Goal of the exercise: Line by line, reproduce exactly the beginning of the listing below, ending with the line that contains "import pandas as pd" and adding nothing.

Data segment:
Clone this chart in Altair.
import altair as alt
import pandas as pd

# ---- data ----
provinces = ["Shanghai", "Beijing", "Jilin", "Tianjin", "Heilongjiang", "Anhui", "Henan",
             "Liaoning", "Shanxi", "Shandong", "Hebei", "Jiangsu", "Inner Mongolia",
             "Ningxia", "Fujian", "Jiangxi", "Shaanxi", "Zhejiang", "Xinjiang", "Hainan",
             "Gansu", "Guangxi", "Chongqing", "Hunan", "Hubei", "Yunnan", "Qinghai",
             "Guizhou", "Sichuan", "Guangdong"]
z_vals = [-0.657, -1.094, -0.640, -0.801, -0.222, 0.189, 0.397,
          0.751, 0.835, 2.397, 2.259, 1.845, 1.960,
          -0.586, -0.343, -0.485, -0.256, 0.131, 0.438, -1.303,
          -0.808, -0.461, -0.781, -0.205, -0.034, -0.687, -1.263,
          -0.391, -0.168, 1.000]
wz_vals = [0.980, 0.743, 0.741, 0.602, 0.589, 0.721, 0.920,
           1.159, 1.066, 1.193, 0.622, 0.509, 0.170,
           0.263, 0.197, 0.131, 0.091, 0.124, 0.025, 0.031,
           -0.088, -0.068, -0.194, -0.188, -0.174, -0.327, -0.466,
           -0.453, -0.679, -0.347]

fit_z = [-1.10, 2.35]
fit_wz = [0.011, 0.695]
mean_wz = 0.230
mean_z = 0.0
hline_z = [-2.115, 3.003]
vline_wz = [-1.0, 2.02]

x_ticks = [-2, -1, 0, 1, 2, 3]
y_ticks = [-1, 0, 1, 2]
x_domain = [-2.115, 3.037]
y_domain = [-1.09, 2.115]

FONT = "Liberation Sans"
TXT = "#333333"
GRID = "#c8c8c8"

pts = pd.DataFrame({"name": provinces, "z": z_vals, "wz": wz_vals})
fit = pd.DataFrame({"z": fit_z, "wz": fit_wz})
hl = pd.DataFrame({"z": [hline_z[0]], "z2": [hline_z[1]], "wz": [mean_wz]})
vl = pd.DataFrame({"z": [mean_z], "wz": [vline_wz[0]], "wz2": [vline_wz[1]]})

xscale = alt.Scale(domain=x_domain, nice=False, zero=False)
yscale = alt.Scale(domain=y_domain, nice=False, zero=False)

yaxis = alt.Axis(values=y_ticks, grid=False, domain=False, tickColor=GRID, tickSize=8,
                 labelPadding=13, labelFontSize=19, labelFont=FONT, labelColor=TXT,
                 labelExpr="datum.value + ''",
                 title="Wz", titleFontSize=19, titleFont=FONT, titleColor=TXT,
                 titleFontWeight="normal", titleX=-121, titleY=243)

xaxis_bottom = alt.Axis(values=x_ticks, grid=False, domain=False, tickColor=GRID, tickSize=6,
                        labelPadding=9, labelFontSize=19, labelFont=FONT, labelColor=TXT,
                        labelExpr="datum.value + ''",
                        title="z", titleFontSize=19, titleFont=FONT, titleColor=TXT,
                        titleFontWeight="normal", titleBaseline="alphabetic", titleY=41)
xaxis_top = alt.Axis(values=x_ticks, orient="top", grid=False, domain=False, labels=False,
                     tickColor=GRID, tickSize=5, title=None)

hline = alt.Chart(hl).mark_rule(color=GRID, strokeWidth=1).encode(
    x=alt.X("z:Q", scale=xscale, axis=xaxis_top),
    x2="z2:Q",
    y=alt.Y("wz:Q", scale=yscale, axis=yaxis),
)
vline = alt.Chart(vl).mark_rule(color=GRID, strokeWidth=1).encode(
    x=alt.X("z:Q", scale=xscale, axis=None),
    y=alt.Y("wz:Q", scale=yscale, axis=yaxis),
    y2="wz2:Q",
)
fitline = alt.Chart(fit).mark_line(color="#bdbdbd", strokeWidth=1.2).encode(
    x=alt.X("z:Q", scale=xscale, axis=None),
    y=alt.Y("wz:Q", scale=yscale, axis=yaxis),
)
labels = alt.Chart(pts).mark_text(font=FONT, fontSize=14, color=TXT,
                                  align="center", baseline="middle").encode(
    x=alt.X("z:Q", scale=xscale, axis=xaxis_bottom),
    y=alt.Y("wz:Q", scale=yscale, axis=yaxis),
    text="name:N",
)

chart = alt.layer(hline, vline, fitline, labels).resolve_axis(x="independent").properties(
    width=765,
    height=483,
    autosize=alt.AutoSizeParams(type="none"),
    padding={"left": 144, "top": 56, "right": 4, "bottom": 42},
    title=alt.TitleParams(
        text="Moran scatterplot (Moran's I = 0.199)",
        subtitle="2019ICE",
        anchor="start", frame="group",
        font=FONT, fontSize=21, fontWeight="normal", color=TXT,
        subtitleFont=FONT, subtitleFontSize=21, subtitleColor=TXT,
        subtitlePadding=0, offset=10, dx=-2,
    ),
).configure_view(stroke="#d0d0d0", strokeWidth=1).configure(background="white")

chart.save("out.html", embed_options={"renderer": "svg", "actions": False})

Problem solution:
Clone this chart in Altair.
import altair as alt
import pandas as pd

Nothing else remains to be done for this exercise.